Особенность клипового сознания состоит в том, что его нельзя представлять как поток. Оно перестает течь куда-либо. Это сознание вне времени. Это серия взрывающихся галлюцинаций, лопающихся пузырей субъективности, обусловленных сжатием границ антропологического в человеке. Человеческое теперь задается технически, как то, что не воображает и расположено вне самоаффектации. Коммуникация съела самость. Человек перестал узнавать самого себя.
Мир как визуальная комната
Клиповое сознание не мыслит, а визуализирует мир. Оно делает невидимое в мире видимым. Где мыслят, там, конечно, не существуют, а где существуют, там не мыслят. Напротив, визуализируют там, где существуют, а существуют тогда, когда возможна визуализация. Клиповое сознание работает по принципу зеркального отражения в визуальной комнате.

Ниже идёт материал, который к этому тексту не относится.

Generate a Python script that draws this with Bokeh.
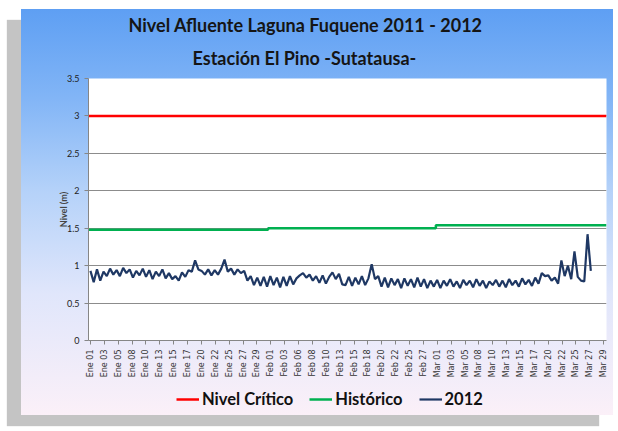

В визуальной комнате нет времени. Поэтому все восприятия одновременны и воспринимают себя. Я и есть восприятие Я. Если сознание уклоняется от мира и направлено на Я, то в зеркальной комнате оно ищет себя и не узнает себя. Когда мы видим себя в зеркале, мы знаем, что мы перед зеркалом, а не в зеркале. В зеркальной комнате бесконечное множество самоотражений, и мы не фокусе, не в центре. Мы не узнаем себя, мы не знаем, где мы стоим перед зеркалом. Все отражение. Если бы мы узнали себя в некоем центре, то тогда мы бы стали тем, что Гуссерль называл трансцендентальным Я.
Логос природы
Природа запрещает человеку отождествлять бытие и мысль о бытии. Она против Парменида и против Хайдеггера. Грезящая материя должна лишиться грез, то есть онтологического, чтобы оставить только онтическое. «Бытие не тождественно мысли», говорит нам все живое и неживое. Жизнь — это не логика, а абсурд. Чтобы не было абсурда, грезы материи нужно закупорить. И только в этом случае будет возможна эволюция, возможен отбор. Если бытие равно пониманию бытия, то эволюция невозможна. И человек невозможен. Ведь человек — это девиация, отклонение от тождества. Как назвать того, кто не отличает бытие от мысли о бытии? Сумасшедшим. И первым это, видимо, понял Парменид. Что будет с человеком, если для него съесть банан и подумать о том, чтобы его съесть, одно и то же? Он умрет. Его забракует эволюция. Поэтому для человека важно научиться соединять воображаемое и реальное.
Если сознание — это набор образов, склеенных между собой в одну эмоционально раскрашенную картину, то клиповое сознание — это монтаж картин-иллюзий, которые мы сами себе показываем. Но показываем мы их себе не потому, что хотим удовлетворить свою потребность в галлюцинациях, а потому, что мы знаем гораздо больше, чем можем высказать.
Клиповое сознание и априоризм
Сознание человека нельзя получить из опыта. В опыте есть все кроме сознания опыта. Априорные структуры сознания позволяют человеку расширять свои знания без обращения к опыту. А поскольку опытом обычно называют то, что зафиксировано в языке, то доопытные структуры сознания будут носить неязыковой характер.
Априорные структуры сознания проявляют себя прежде всего в художественном опыте. В наскальной живописи, в картине, изображающей раненого бизона из пещеры Ласко, мы видим точки-следы, хотя никаких точек самих по себе не существует. Сама реальность изображения есть не то иное, как объективированная иллюзия художника, место которого не определено в этой реальности. Неуместность художника, его пластичность сделали возможной его свободу от отсылок к чему-либо в мире, кроме себя.
Клиповое сознание пытается сконструировать свой взгляд изнутри самостояния человека без опоры на априоризм. Априоризм расширяет знания без расширения опыта. Клиповое сознание расширяет опыт без расширения знания. Оно сжимает временную последовательность до одномоментного разнообразия.